Records from a collection:

• • • •

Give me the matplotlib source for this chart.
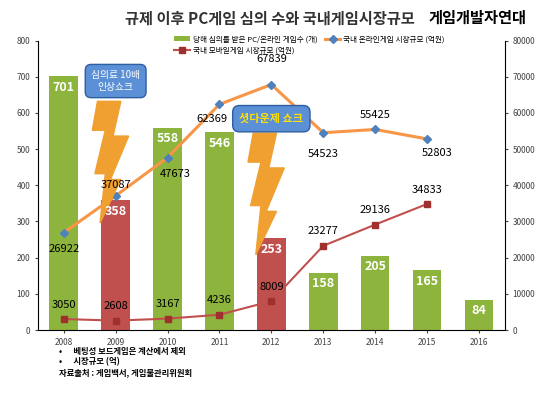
import matplotlib
matplotlib.use('Agg')
from matplotlib import pyplot as plt
from matplotlib.patches import Polygon
import numpy as np

plt.rcParams['font.family'] = ['Noto Sans CJK KR', 'DejaVu Sans']

years = ['2008', '2009', '2010', '2011', '2012', '2013', '2014', '2015', '2016']
games = [701, 358, 558, 546, 253, 158, 205, 165, 84]
red_years = ['2009', '2012']
online = [26922, 37087, 47673, 62369, 67839, 54523, 55425, 52803]
mobile = [3050, 2608, 3167, 4236, 8009, 23277, 29136, 34833]

green = '#8db43c'
red = '#c0504d'
x = np.arange(len(years))
colors = [red if y in red_years else green for y in years]

fig = plt.figure(figsize=(5.4, 4.05), dpi=100)
ax = fig.add_axes([0.07, 0.185, 0.865, 0.715])
ax2 = ax.twinx()

ax.bar(x, games, width=0.55, color=colors, label='당해 심의를 받은 PC/온라인 게임수 (개)', zorder=2)
# bar labels drawn on ax2 so everything on top shares one layer
for xi, v in zip(x, games):
    ax2.text(xi, v * 100 - 1200, str(v), ha='center', va='top', color='white', fontsize=9,
             fontweight='bold', zorder=5)

xl = x[:len(online)]
ax2.plot(xl, online, color='#f79646', lw=2.2, marker='D', ms=4, mfc='#4f81bd', mec='#4f81bd',
         label='국내 온라인게임 시장규모 (억원)', zorder=3)
ax2.plot(xl, mobile, color='#c0504d', lw=1.5, marker='s', ms=4, mfc='#a0302d', mec='#a0302d',
         label='국내 모바일게임 시장규모 (억원)', zorder=3)
dx = [0, 0, 0.15, -0.15, 0, 0, 0, 0.2]
dy = [-4500, 3000, -4500, -4000, 7000, -6000, 4000, -4000]
for xi, v, ox, oy in zip(xl, online, dx, dy):
    ax2.text(xi + ox, v + oy, str(v), ha='center', va='center', fontsize=8, zorder=6)
for xi, v in zip(xl, mobile):
    ax2.text(xi, v + 4000, str(v), ha='center', va='center', fontsize=8, zorder=6)

ax.set_ylim(0, 800)
ax.set_yticks(range(0, 801, 100))
ax2.set_ylim(0, 80000)
ax2.set_yticks(range(0, 80001, 10000))
ax.set_xlim(-0.5, len(years) - 0.5)
ax.set_xticks(x)
ax.set_xticklabels(years)
for a in (ax, ax2):
    a.tick_params(labelsize=6, length=2, colors='#444444')
    for s in a.spines.values():
        s.set_visible(False)
ax.spines['left'].set_visible(True)
ax2.spines['right'].set_visible(True)
ax.spines['bottom'].set_visible(True)

# lightning bolts
for cx, top in [(1.0, 0.79), (4.0, 0.68)]:
    pts = [(cx - 0.35, top), (cx + 0.1, top), (cx - 0.05, top - 0.12), (cx + 0.25, top - 0.12),
           (cx - 0.1, top - 0.27), (cx + 0.1, top - 0.27), (cx - 0.3, top - 0.42),
           (cx - 0.2, top - 0.25), (cx - 0.4, top - 0.25), (cx - 0.2, top - 0.1), (cx - 0.45, top - 0.1)]
    ax2.add_patch(Polygon(pts, closed=True, color='#f0a030', transform=ax2.get_xaxis_transform(), zorder=4))
ax2.text(1.0, 0.86, '심의료 10배\n인상쇼크', transform=ax2.get_xaxis_transform(), ha='center', va='center',
         fontsize=7, color='white', zorder=7,
         bbox=dict(boxstyle='round,pad=0.6', fc='#5b8fd6', ec='#2f5fa0'))
ax2.text(4.0, 0.73, '셧다운제 쇼크', transform=ax2.get_xaxis_transform(), ha='center', va='center',
         fontsize=8, color='#ffe000', fontweight='bold', zorder=7,
         bbox=dict(boxstyle='round,pad=0.6', fc='#5b8fd6', ec='#2f5fa0'))

h1, l1 = ax.get_legend_handles_labels()
h2, l2 = ax2.get_legend_handles_labels()
fig.legend([h1[0], h2[1], h2[0]], [l1[0], l2[1], l2[0]], loc='upper left', bbox_to_anchor=(0.31, 0.93),
           ncol=2, fontsize=5.5, frameon=False, handlelength=2, columnspacing=1, handletextpad=0.4)

fig.text(0.5, 0.955, '규제 이후 PC게임 심의 수와 국내게임시장규모', ha='center', va='center',
         fontsize=11, fontweight='bold', color='#333333')
fig.text(0.885, 0.955, '게임개발자연대', ha='center', va='center', fontsize=11, fontweight='bold',
         color='black', style='italic')
fig.text(0.11, 0.125, '•      베팅성 보드게임은 계산에서 제외', fontsize=6, fontweight='bold')
fig.text(0.11, 0.1, '•      시장규모 (억)', fontsize=6, fontweight='bold')
fig.text(0.11, 0.073, '자료출처 : 게임백서, 게임물관리위원회', fontsize=6, fontweight='bold')

fig.savefig('out.png')
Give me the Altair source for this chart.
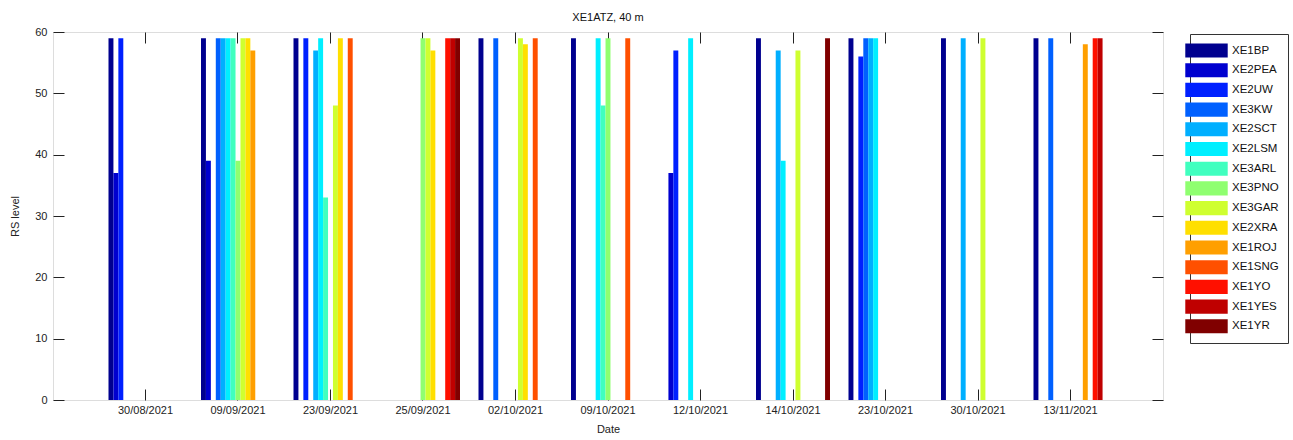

• • • •

◆ **Your goal**
All of the records above must be copied exactly, except for the pictures.

◆ **Output for this task**
Give me the matplotlib source for this chart.
import matplotlib
matplotlib.use('Agg')
from matplotlib import pyplot as plt
from matplotlib.patches import Polygon
import numpy as np

plt.rcParams['font.family'] = ['Noto Sans CJK KR', 'DejaVu Sans']

years = ['2008', '2009', '2010', '2011', '2012', '2013', '2014', '2015', '2016']
games = [701, 358, 558, 546, 253, 158, 205, 165, 84]
red_years = ['2009', '2012']
online = [26922, 37087, 47673, 62369, 67839, 54523, 55425, 52803]
mobile = [3050, 2608, 3167, 4236, 8009, 23277, 29136, 34833]

green = '#8db43c'
red = '#c0504d'
x = np.arange(len(years))
colors = [red if y in red_years else green for y in years]

fig = plt.figure(figsize=(5.4, 4.05), dpi=100)
ax = fig.add_axes([0.07, 0.185, 0.865, 0.715])
ax2 = ax.twinx()

ax.bar(x, games, width=0.55, color=colors, label='당해 심의를 받은 PC/온라인 게임수 (개)', zorder=2)
# bar labels drawn on ax2 so everything on top shares one layer
for xi, v in zip(x, games):
    ax2.text(xi, v * 100 - 1200, str(v), ha='center', va='top', color='white', fontsize=9,
             fontweight='bold', zorder=5)

xl = x[:len(online)]
ax2.plot(xl, online, color='#f79646', lw=2.2, marker='D', ms=4, mfc='#4f81bd', mec='#4f81bd',
         label='국내 온라인게임 시장규모 (억원)', zorder=3)
ax2.plot(xl, mobile, color='#c0504d', lw=1.5, marker='s', ms=4, mfc='#a0302d', mec='#a0302d',
         label='국내 모바일게임 시장규모 (억원)', zorder=3)
dx = [0, 0, 0.15, -0.15, 0, 0, 0, 0.2]
dy = [-4500, 3000, -4500, -4000, 7000, -6000, 4000, -4000]
for xi, v, ox, oy in zip(xl, online, dx, dy):
    ax2.text(xi + ox, v + oy, str(v), ha='center', va='center', fontsize=8, zorder=6)
for xi, v in zip(xl, mobile):
    ax2.text(xi, v + 4000, str(v), ha='center', va='center', fontsize=8, zorder=6)

ax.set_ylim(0, 800)
ax.set_yticks(range(0, 801, 100))
ax2.set_ylim(0, 80000)
ax2.set_yticks(range(0, 80001, 10000))
ax.set_xlim(-0.5, len(years) - 0.5)
ax.set_xticks(x)
ax.set_xticklabels(years)
for a in (ax, ax2):
    a.tick_params(labelsize=6, length=2, colors='#444444')
    for s in a.spines.values():
        s.set_visible(False)
ax.spines['left'].set_visible(True)
ax2.spines['right'].set_visible(True)
ax.spines['bottom'].set_visible(True)

# lightning bolts
for cx, top in [(1.0, 0.79), (4.0, 0.68)]:
    pts = [(cx - 0.35, top), (cx + 0.1, top), (cx - 0.05, top - 0.12), (cx + 0.25, top - 0.12),
           (cx - 0.1, top - 0.27), (cx + 0.1, top - 0.27), (cx - 0.3, top - 0.42),
           (cx - 0.2, top - 0.25), (cx - 0.4, top - 0.25), (cx - 0.2, top - 0.1), (cx - 0.45, top - 0.1)]
    ax2.add_patch(Polygon(pts, closed=True, color='#f0a030', transform=ax2.get_xaxis_transform(), zorder=4))
ax2.text(1.0, 0.86, '심의료 10배\n인상쇼크', transform=ax2.get_xaxis_transform(), ha='center', va='center',
         fontsize=7, color='white', zorder=7,
         bbox=dict(boxstyle='round,pad=0.6', fc='#5b8fd6', ec='#2f5fa0'))
ax2.text(4.0, 0.73, '셧다운제 쇼크', transform=ax2.get_xaxis_transform(), ha='center', va='center',
         fontsize=8, color='#ffe000', fontweight='bold', zorder=7,
         bbox=dict(boxstyle='round,pad=0.6', fc='#5b8fd6', ec='#2f5fa0'))

h1, l1 = ax.get_legend_handles_labels()
h2, l2 = ax2.get_legend_handles_labels()
fig.legend([h1[0], h2[1], h2[0]], [l1[0], l2[1], l2[0]], loc='upper left', bbox_to_anchor=(0.31, 0.93),
           ncol=2, fontsize=5.5, frameon=False, handlelength=2, columnspacing=1, handletextpad=0.4)

fig.text(0.5, 0.955, '규제 이후 PC게임 심의 수와 국내게임시장규모', ha='center', va='center',
         fontsize=11, fontweight='bold', color='#333333')
fig.text(0.885, 0.955, '게임개발자연대', ha='center', va='center', fontsize=11, fontweight='bold',
         color='black', style='italic')
fig.text(0.11, 0.125, '•      베팅성 보드게임은 계산에서 제외', fontsize=6, fontweight='bold')
fig.text(0.11, 0.1, '•      시장규모 (억)', fontsize=6, fontweight='bold')
fig.text(0.11, 0.073, '자료출처 : 게임백서, 게임물관리위원회', fontsize=6, fontweight='bold')

fig.savefig('out.png')
Give me the Altair source for this chart.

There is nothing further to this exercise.